→ **Information shown**
+--

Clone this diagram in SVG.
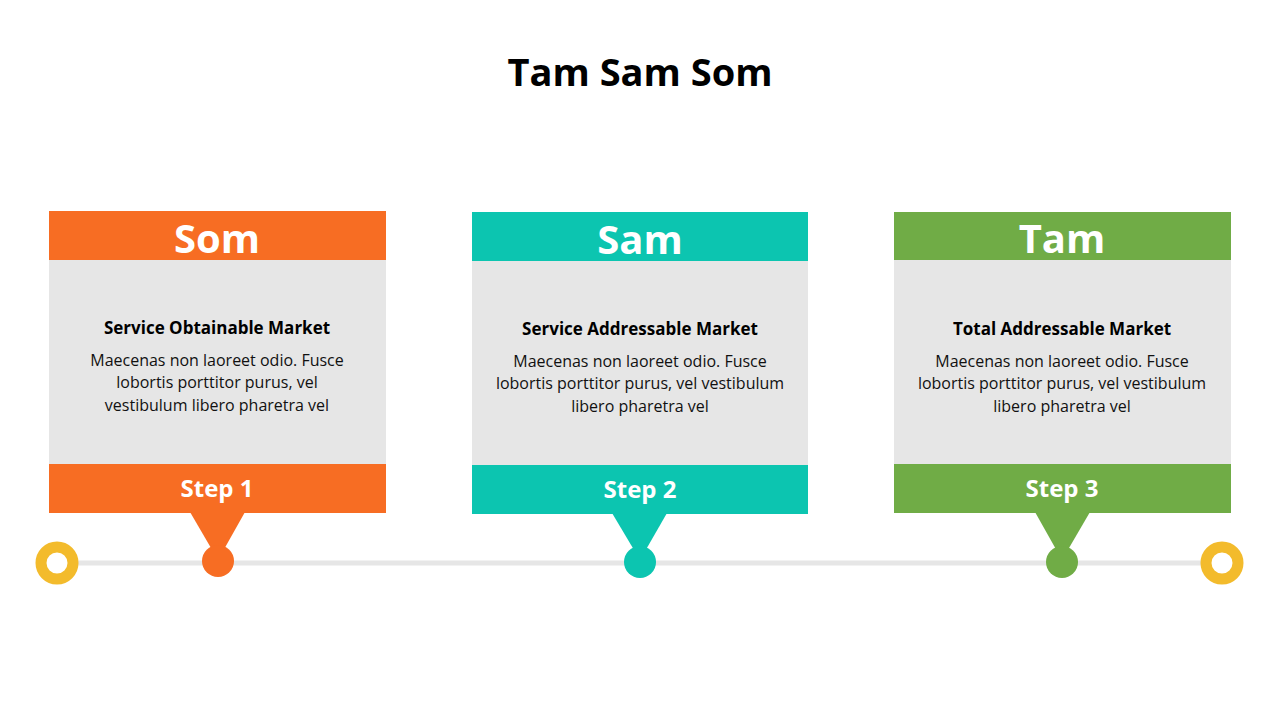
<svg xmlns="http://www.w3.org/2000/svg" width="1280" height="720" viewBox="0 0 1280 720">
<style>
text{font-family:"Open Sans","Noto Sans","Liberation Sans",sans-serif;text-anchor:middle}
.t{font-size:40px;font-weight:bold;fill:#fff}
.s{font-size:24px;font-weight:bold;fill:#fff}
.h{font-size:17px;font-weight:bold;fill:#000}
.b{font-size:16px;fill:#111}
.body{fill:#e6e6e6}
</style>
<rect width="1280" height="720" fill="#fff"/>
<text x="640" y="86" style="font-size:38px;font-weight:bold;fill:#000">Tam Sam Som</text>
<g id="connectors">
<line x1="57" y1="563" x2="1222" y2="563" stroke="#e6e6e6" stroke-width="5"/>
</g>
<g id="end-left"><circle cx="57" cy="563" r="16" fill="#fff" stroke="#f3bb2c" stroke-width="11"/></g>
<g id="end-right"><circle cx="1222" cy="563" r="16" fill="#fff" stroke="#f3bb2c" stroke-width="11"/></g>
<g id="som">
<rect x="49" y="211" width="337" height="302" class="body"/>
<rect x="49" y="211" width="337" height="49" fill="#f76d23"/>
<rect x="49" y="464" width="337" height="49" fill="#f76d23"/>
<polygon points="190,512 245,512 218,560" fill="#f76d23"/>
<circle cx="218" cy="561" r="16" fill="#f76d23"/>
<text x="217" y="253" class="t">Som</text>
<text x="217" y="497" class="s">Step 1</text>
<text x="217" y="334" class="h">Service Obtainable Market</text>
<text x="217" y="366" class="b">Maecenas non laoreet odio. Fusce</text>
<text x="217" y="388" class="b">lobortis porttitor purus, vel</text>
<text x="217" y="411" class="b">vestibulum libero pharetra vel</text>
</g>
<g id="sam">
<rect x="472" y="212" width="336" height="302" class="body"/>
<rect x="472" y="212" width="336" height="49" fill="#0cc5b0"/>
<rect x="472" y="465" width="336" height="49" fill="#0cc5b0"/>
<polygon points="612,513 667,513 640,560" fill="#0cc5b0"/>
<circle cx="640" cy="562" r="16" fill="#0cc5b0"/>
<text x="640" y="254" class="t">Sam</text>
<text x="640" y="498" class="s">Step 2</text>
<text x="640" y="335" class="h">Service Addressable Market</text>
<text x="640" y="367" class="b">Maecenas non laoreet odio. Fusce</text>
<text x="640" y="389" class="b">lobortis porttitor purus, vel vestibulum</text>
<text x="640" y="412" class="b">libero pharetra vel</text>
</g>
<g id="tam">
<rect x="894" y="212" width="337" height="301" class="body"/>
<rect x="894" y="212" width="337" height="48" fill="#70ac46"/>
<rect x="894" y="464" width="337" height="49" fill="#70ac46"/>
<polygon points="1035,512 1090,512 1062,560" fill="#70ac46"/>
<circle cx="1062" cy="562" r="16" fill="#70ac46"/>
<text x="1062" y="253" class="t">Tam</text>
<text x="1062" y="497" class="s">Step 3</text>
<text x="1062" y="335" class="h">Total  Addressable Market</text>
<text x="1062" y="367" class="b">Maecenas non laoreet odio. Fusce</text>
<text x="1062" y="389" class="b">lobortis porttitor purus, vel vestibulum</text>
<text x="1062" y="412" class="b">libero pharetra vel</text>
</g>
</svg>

+--

→ **Work required**
Omit the pictures and give the material again, exactly and in full.

→ **Task solution**
Clone this diagram in SVG.
<svg xmlns="http://www.w3.org/2000/svg" width="1280" height="720" viewBox="0 0 1280 720">
<style>
text{font-family:"Open Sans","Noto Sans","Liberation Sans",sans-serif;text-anchor:middle}
.t{font-size:40px;font-weight:bold;fill:#fff}
.s{font-size:24px;font-weight:bold;fill:#fff}
.h{font-size:17px;font-weight:bold;fill:#000}
.b{font-size:16px;fill:#111}
.body{fill:#e6e6e6}
</style>
<rect width="1280" height="720" fill="#fff"/>
<text x="640" y="86" style="font-size:38px;font-weight:bold;fill:#000">Tam Sam Som</text>
<g id="connectors">
<line x1="57" y1="563" x2="1222" y2="563" stroke="#e6e6e6" stroke-width="5"/>
</g>
<g id="end-left"><circle cx="57" cy="563" r="16" fill="#fff" stroke="#f3bb2c" stroke-width="11"/></g>
<g id="end-right"><circle cx="1222" cy="563" r="16" fill="#fff" stroke="#f3bb2c" stroke-width="11"/></g>
<g id="som">
<rect x="49" y="211" width="337" height="302" class="body"/>
<rect x="49" y="211" width="337" height="49" fill="#f76d23"/>
<rect x="49" y="464" width="337" height="49" fill="#f76d23"/>
<polygon points="190,512 245,512 218,560" fill="#f76d23"/>
<circle cx="218" cy="561" r="16" fill="#f76d23"/>
<text x="217" y="253" class="t">Som</text>
<text x="217" y="497" class="s">Step 1</text>
<text x="217" y="334" class="h">Service Obtainable Market</text>
<text x="217" y="366" class="b">Maecenas non laoreet odio. Fusce</text>
<text x="217" y="388" class="b">lobortis porttitor purus, vel</text>
<text x="217" y="411" class="b">vestibulum libero pharetra vel</text>
</g>
<g id="sam">
<rect x="472" y="212" width="336" height="302" class="body"/>
<rect x="472" y="212" width="336" height="49" fill="#0cc5b0"/>
<rect x="472" y="465" width="336" height="49" fill="#0cc5b0"/>
<polygon points="612,513 667,513 640,560" fill="#0cc5b0"/>
<circle cx="640" cy="562" r="16" fill="#0cc5b0"/>
<text x="640" y="254" class="t">Sam</text>
<text x="640" y="498" class="s">Step 2</text>
<text x="640" y="335" class="h">Service Addressable Market</text>
<text x="640" y="367" class="b">Maecenas non laoreet odio. Fusce</text>
<text x="640" y="389" class="b">lobortis porttitor purus, vel vestibulum</text>
<text x="640" y="412" class="b">libero pharetra vel</text>
</g>
<g id="tam">
<rect x="894" y="212" width="337" height="301" class="body"/>
<rect x="894" y="212" width="337" height="48" fill="#70ac46"/>
<rect x="894" y="464" width="337" height="49" fill="#70ac46"/>
<polygon points="1035,512 1090,512 1062,560" fill="#70ac46"/>
<circle cx="1062" cy="562" r="16" fill="#70ac46"/>
<text x="1062" y="253" class="t">Tam</text>
<text x="1062" y="497" class="s">Step 3</text>
<text x="1062" y="335" class="h">Total  Addressable Market</text>
<text x="1062" y="367" class="b">Maecenas non laoreet odio. Fusce</text>
<text x="1062" y="389" class="b">lobortis porttitor purus, vel vestibulum</text>
<text x="1062" y="412" class="b">libero pharetra vel</text>
</g>
</svg>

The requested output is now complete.